Out back, the chives are up again -


And the hydrangeas are budding:


And one ambitious oxalis has thrown out a handful of pink flowers, just to test the weather:



And me, I'm plotting and scheming about the gardening I'm going to do this year, thumbing through the bazillion seed catalogs I've received, planning my efforts.

I love early Seattle spring.

Saturday, February 11, 2006

Garden Show

Went to the Northwest Flower and Garden Show today for a few hours. Normally I take a day off and go during the week, but this year I've had a variety of things taking me away from work more than usual lately and couldn't really afford the extra vacation day, so I woke up early on a Saturday and braved the mobscene downtown. And actually it wasn't so bad - not a whole lot more crowded than the last time I went.

To be quite honest, this year I mostly went there to shop. If you love botanical-themed house goods and garden paraphernalia the way I do, the garden show is shopping heaven. I glanced at the demonstration gardens, but it was insanely crowded (as always) in there and hard to see much. Oddly enough, from what I could see every display used the same deep pink tulips - must be a trend this year! Last year's demonstration gardens seemed better to me, and there was nothing as good as last year's Tilth display - wow was that cool. So after a brief spin around there and a glance at the talk list for the day (nothing much I wanted to see), I just wandered the marketplaces, pacing myself and stopping for frequent snacks and rest breaks until I'd seen everything.

To give you a sense of scale, the garden show is so large that it took me almost five hours just to explore the markets, with snacks and lunch mixed in. Most enjoyable.

As always, the garden show just makes me feel so happy. The people there are kindred souls, most of them walking around with strange plants wrapped in newspaper and nestled in their purses or backpacks, and although it's busy and packed full, there's a nice relaxed vibe to such a gathering. It feels like nothing bad could ever happen to you there.

So, shopping results?
  • Plantwise, all I bought was dahlia tubers, from the folks at Swan Island Dahlias - two beautiful dark purples for the front bed, and a few more reds and creams for the front porch. All in all, I think I got seven. They're now nestled in a cupboard in the dining room hutch, living out the next two months in a cool, dry place until it's time to plant.

    I'm most excited about the Thomas Edison purples - what a cool color! Also got the unfortunately named Desert Storm, a Honey Dew, a Matchmaker, a Neterbob, and one more Spartacus (which I already have growing).
  • A fantastic metal wall hanging made from an old oil barrel - I bought one of these last year too, and went back this year hoping to find a larger one for over the fireplace. I'll post a picture soon.
  • A few gardening books - one on pruning, one on ideas for windowboxes.
  • A couple of basic tools - waterproof gloves and plant markers.
  • Two gorgeous prints from Gianna Marino. You can see one of them here.
All in all, a good day.
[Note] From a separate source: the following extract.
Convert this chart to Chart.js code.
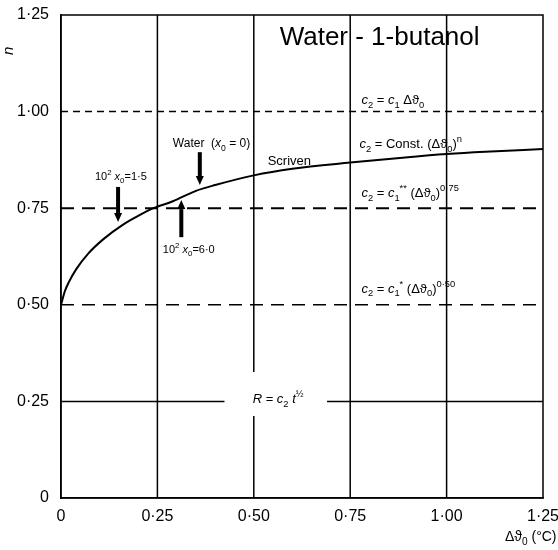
<!doctype html>
<html lang="en">
<head>
  <meta charset="utf-8">
  <title>Water - 1-butanol</title>
  <script src="https://cdn.jsdelivr.net/npm/chart.js"></script>
  <style>
    html, body { margin: 0; padding: 0; background: #fff; }
    #wrap { width: 558px; height: 550px; }
  </style>
</head>
<body>
  <div id="wrap"><canvas id="chart" width="558" height="550"></canvas></div>

  <script>
    // Scriven curve
    const dTheta = [0, 0.01, 0.02, 0.04, 0.07, 0.11, 0.16, 0.2, 0.24, 0.29, 0.35, 0.4, 0.5, 0.6, 0.75, 0.9, 1.0, 1.1, 1.25];
    const nValues = [0.5, 0.535, 0.558, 0.593, 0.632, 0.67, 0.707, 0.73, 0.75, 0.768, 0.795, 0.81, 0.835, 0.852, 0.868, 0.882, 0.89, 0.896, 0.903];

    const xTicks = ['0', '0·25', '0·50', '0·75', '1·00', '1·25'];
    const yTicks = ['0', '0·25', '0·50', '0·75', '1·00', '1·25'];

    // reference levels of n (dashed lines) and vertical grid lines
    const nLevels = [1.0, 0.75, 0.5];
    const levelDash = [[7, 5], [13, 8], [13, 8]];
    const rLevel = 0.25;            // solid, broken for the R label
    const rGap = [0.424, 0.69];
    const xGrid = [0.25, 0.5, 0.75, 1.0];
    const xGridGap = { 0.5: [0.212, 0.326] };

    // arrows: x, from n, to n
    const arrows = [
      [0.36, 0.895, 0.81],
      [0.148, 0.805, 0.714],
      [0.312, 0.675, 0.771]
    ];

    const SANS = '"Liberation Sans", Arial, sans-serif';

    // text notes in data coordinates (left edge, baseline)
    const notes = [
      { x: 0.567, y: 1.172, size: 26, parts: [['Water - 1-butanol']] },
      { x: 0.779, y: 1.02, parts: [['c', 'i'], ['2', 'sub'], [' = '], ['c', 'i'], ['1', 'sub'], [' Δϑ'], ['0', 'sub']] },
      { x: 0.774, y: 0.906, parts: [['c', 'i'], ['2', 'sub'], [' = Const. (Δϑ'], ['0', 'sub'], [')'], ['n', 'sup']] },
      { x: 0.536, y: 0.862, parts: [['Scriven']] },
      { x: 0.779, y: 0.779, parts: [['c', 'i'], ['2', 'sub'], [' = '], ['c', 'i'], ['1', 'sub'], ['**', 'sup'], [' (Δϑ'], ['0', 'sub'], [')'], ['0·75', 'sup']] },
      { x: 0.779, y: 0.531, parts: [['c', 'i'], ['2', 'sub'], [' = '], ['c', 'i'], ['1', 'sub'], ['*', 'sup'], [' (Δϑ'], ['0', 'sub'], [')'], ['0·50', 'sup']] },
      { x: 0.497, y: 0.246, parts: [['R', 'i'], [' = '], ['c', 'i'], ['2', 'sub'], [' '], ['t', 'i'], ['½', 'sup']] },
      { x: 0.29, y: 0.908, size: 12, parts: [['Water  ('], ['x', 'i'], ['0', 'sub'], [' = 0)']] },
      { x: 0.088, y: 0.823, size: 11, parts: [['10'], ['2', 'sup'], [' '], ['x', 'i'], ['0', 'sub'], ['=1·5']] },
      { x: 0.264, y: 0.634, size: 11, parts: [['10'], ['2', 'sup'], [' '], ['x', 'i'], ['0', 'sub'], ['=6·0']] }
    ];

    function drawRich(ctx, x, y, parts, size) {
      let cx = x;
      parts.forEach(([txt, kind]) => {
        let fs = size, dy = 0, style = '';
        if (kind === 'sub') { fs = size * 0.72; dy = size * 0.28; }
        if (kind === 'sup') { fs = size * 0.72; dy = -size * 0.45; }
        if (kind === 'i') style = 'italic ';
        ctx.font = style + fs + 'px ' + SANS;
        ctx.fillText(txt, cx, y + dy);
        cx += ctx.measureText(txt).width;
      });
    }

    const datasets = [{
      data: dTheta.map((v, i) => ({ x: v, y: nValues[i] })),
      borderColor: '#000', borderWidth: 2, pointRadius: 0,
      cubicInterpolationMode: 'monotone', fill: false
    }];
    nLevels.forEach((lv, i) => datasets.push({
      data: [{ x: 0, y: lv }, { x: 1.25, y: lv }],
      borderColor: '#000', borderWidth: i === 1 ? 2 : 1.5, borderDash: levelDash[i], pointRadius: 0
    }));
    datasets.push({
      data: [{ x: 0, y: rLevel }, { x: rGap[0], y: rLevel }, { x: (rGap[0] + rGap[1]) / 2, y: null }, { x: rGap[1], y: rLevel }, { x: 1.25, y: rLevel }],
      borderColor: '#000', borderWidth: 1.5, pointRadius: 0, spanGaps: false
    });
    xGrid.forEach(gx => {
      const gap = xGridGap[gx];
      const pts = gap
        ? [{ x: gx, y: 0 }, { x: gx, y: gap[0] }, { x: gx, y: null }, { x: gx, y: gap[1] }, { x: gx, y: 1.25 }]
        : [{ x: gx, y: 0 }, { x: gx, y: 1.25 }];
      datasets.push({ data: pts, borderColor: '#000', borderWidth: 1.5, pointRadius: 0, spanGaps: false });
    });

    const extras = {
      id: 'extras',
      afterDatasetsDraw(chart) {
        const { ctx, chartArea: a, scales: { x, y } } = chart;
        ctx.save();
        ctx.strokeStyle = '#000';
        ctx.lineWidth = 1.5;
        ctx.strokeRect(a.left, a.top, a.right - a.left, a.bottom - a.top);

        // arrows
        ctx.fillStyle = '#000';
        arrows.forEach(([ax, y0, y1]) => {
          const px = x.getPixelForValue(ax);
          const p0 = y.getPixelForValue(y0), p1 = y.getPixelForValue(y1);
          const dir = p1 > p0 ? 1 : -1;
          const head = 9;
          ctx.lineWidth = 4;
          ctx.beginPath();
          ctx.moveTo(px, p0);
          ctx.lineTo(px, p1 - dir * head);
          ctx.stroke();
          ctx.beginPath();
          ctx.moveTo(px - 4, p1 - dir * head);
          ctx.lineTo(px + 4, p1 - dir * head);
          ctx.lineTo(px, p1);
          ctx.closePath();
          ctx.fill();
        });

        // notes
        ctx.textBaseline = 'alphabetic';
        ctx.textAlign = 'left';
        notes.forEach(n => drawRich(ctx, x.getPixelForValue(n.x), y.getPixelForValue(n.y), n.parts, n.size || 13));

        // axis titles
        drawRich(ctx, a.right - 38, a.bottom + 43, [['Δϑ'], ['0', 'sub'], [' (°C)']], 14);
        ctx.translate(a.left - 48, a.top + 40);
        ctx.rotate(-Math.PI / 2);
        drawRich(ctx, 0, 0, [['n', 'i']], 15);
        ctx.restore();
      }
    };

    new Chart(document.getElementById('chart'), {
      type: 'line',
      data: { datasets },
      options: {
        responsive: false,
        animation: false,
        layout: { padding: { top: 15, right: 15, left: 0, bottom: 0 } },
        plugins: { legend: { display: false }, tooltip: { enabled: false } },
        scales: {
          x: {
            type: 'linear', min: 0, max: 1.25,
            afterBuildTicks: s => { s.ticks = xTicks.map((_, i) => ({ value: i * 0.25 })); },
            afterFit: s => { s.height = 52; s.paddingLeft = 0; s.paddingRight = 0; },
            grid: { display: false },
            border: { display: true, color: '#000', width: 1.5 },
            ticks: {
              color: '#000', padding: 1, maxRotation: 0,
              font: { size: 16, family: SANS },
              callback: (v, i) => xTicks[i]
            }
          },
          y: {
            min: 0, max: 1.25,
            afterBuildTicks: s => { s.ticks = yTicks.map((_, i) => ({ value: i * 0.25 })); },
            afterFit: s => { s.width = 61; s.paddingTop = 0; s.paddingBottom = 0; },
            grid: { display: false },
            border: { display: true, color: '#000', width: 1.5 },
            ticks: {
              color: '#000', padding: 4,
              font: { size: 16, family: SANS },
              callback: (v, i) => yTicks[i]
            }
          }
        }
      },
      plugins: [extras]
    });
  </script>
</body>
</html>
And being there inspired me to start thinking about what I'm going to grow this year, what we'll put in the front vs. the back of the house, etc. I think I'm going to transfer the tomatoes all to the front porch - they did so much better there than they did in the back of the house. It will look a little crazy, but I don't care. And the back will be so much less crowded.

Friday, February 10, 2006

And in other cat news

Max and Phoenix, who have been tentatively building a friendship with many false starts and setbacks over the last two and a half years, have for the first time curled up together, butts touching, on the bed for a nap. A catnip-induced, stoned-out-of-their-minds nap, but still. We were touched.




You can see the catnip detritus scattered on the bedspread in front of them.

Bored?

At a loss? Not sure what to do with yourself?

You can always sit in a basket to pass the time, says Phoenix.